We already possess several biographies of Audubon, and many of his letters of a personal or scientific interest and most of his extant journals, though but a fraction of those which originally existed, have been published. "America, my Country," has not forgotten him. Mount Audubon rises on the northerly bound of Colorado as an everlasting reminder of the last and grandest of all his journeys, that to the Missouri River in 1843. American counties and towns,[4] as well as parks and streets in American cities, bear his name. At least four of his beloved birds have been dedicated to him.
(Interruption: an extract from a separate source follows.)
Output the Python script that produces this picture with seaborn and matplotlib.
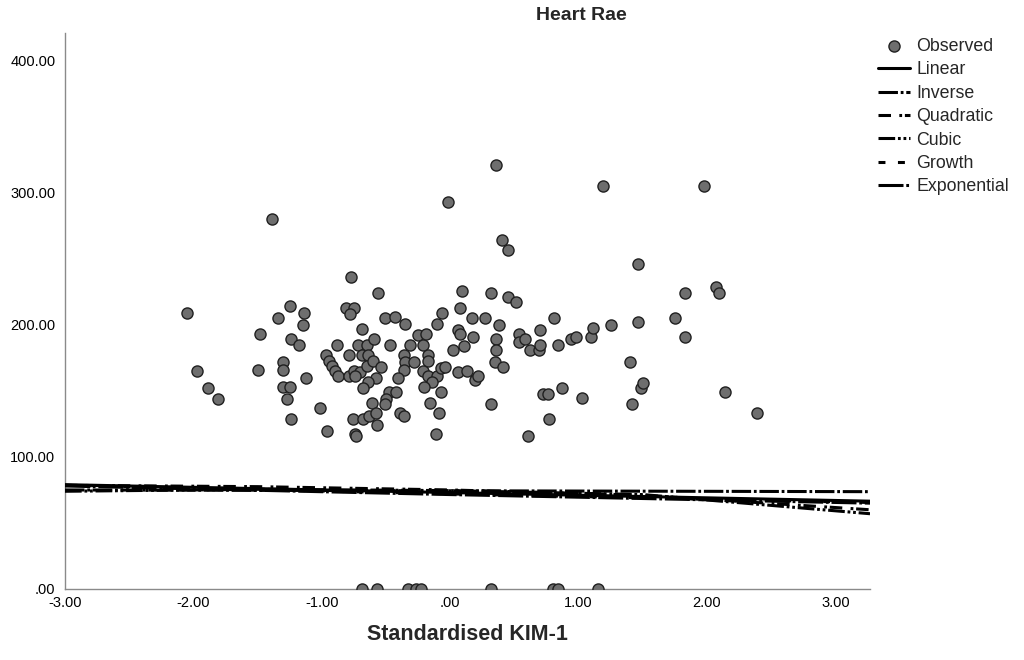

In 1885, thirty-four years after his death, the New York Academy of Sciences began a popular movement through which a beautiful cross in marble was raised in 1893 above his grave in Trinity Cemetery.[5] The "one hundred and twenty-fifth anniversary"[6] of the naturalist's birth was celebrated in New York in 1905, and at the American Museum of Natural History an admirable marble bust of Audubon was unveiled on a notable occasion, December 29, 1906, when similar honors were paid to Louis Agassiz, Spencer Fullerton Baird, Edward Drinker Cope, James Dwight Dana, Benjamin Franklin, Joseph Henry, Joseph Leidy, John Torrey, and Alexander von Humboldt. On November 26, 1910, a statue of Audubon, after an admirable design by the veteran sculptor, Edward Virginius Valentine, of Richmond, Virginia, was unveiled in Audubon Park, New Orleans, where the naturalist, with pencil in hand, is represented in the act of transferring to paper the likeness of a favorite subject. He also occupies a niche in the Hall of Fame at New York University.